In questi tempi di depressione profonda e dall’incerto futuro, avremmo bisogno di partiti capaci di mostrare nervi d’acciaio, forza, tranquillità. Invece la Casta è ogni giorno di più in preda all’isterismo. Ha paura che la crisi distrugga il benessere del paese? È possibile, ma il terrore più evidente è un altro: la Casta teme per se stessa, ha la strizza di morire. Per mano di un nemico che si è abituata a chiamare l’Antipolitica.

IL FANTASMA

Ma l’antipolitica non esiste, è soltanto un fantasma creato dalla Casta per non ammettere l’amara verità che la riguarda. Esiste invece il fastidio crescente dei cittadini per i vizi dei partiti: incompetenza, disonestà, difesa dei propri privilegi, arroganza, incapacità di governare, disprezzo per gli altri. La Casta sa bene che la faccenda è questa. Eppure preferisce negarlo. E si è inventata pure il pupazzo dell’antipolitica: il faccione di Beppe Grillo.
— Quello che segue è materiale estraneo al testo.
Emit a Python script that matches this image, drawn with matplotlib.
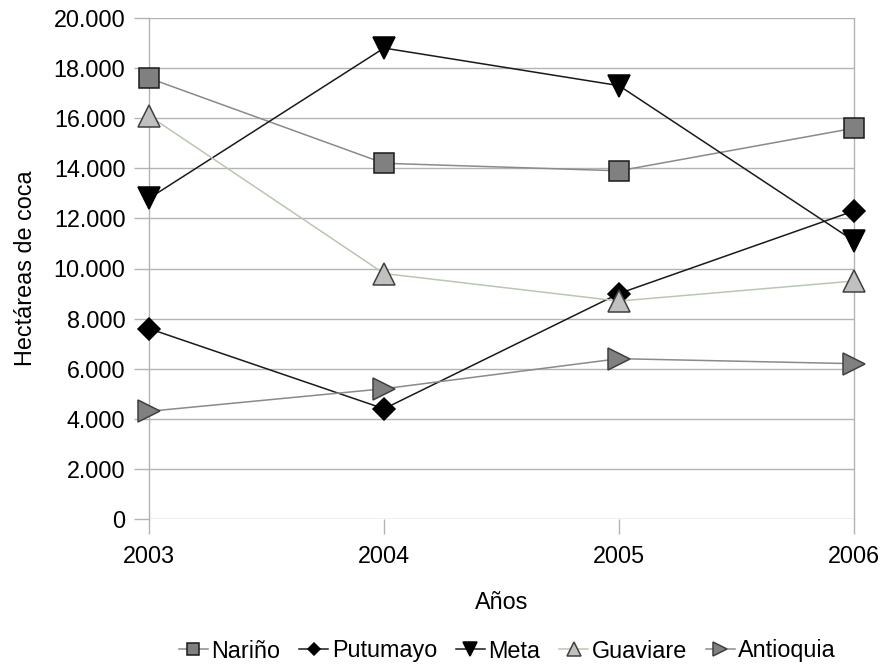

Questo comico al di là dei sessant’anni, urlatore volgare e campione dell’insulto, è il figlio legittimo della Casta, una sua creatura. Se i partiti non fossero malati terminali, lui non esisterebbe. Eppure, come spesso succede con i mostri creati in laboratorio, sarà Grillo il killer dei suoi inventori. Ucciderà la Casta, svelando il vecchiume dei partiti, le loro vergogne, le loro piaghe. Ma più in là non riuscirà ad andare.
Anche se conquisterà il municipio di Parma, di certo Grillo non cambierà in meglio la sorte dell’Italia. Questa è un sfida che può essere vinta soltanto da un nuovo sistema partitico in grado di prendere il posto di quello che oggi sembra vicino al crollo. Nessuna democrazia vive senza partiti. Sono gli unici in grado di colmare un vuoto politico che è sempre rischioso. Se loro non ci riescono, verranno sostituiti da qualche altra forza organizzata. E non voglio neppure immaginare quale potrebbe essere.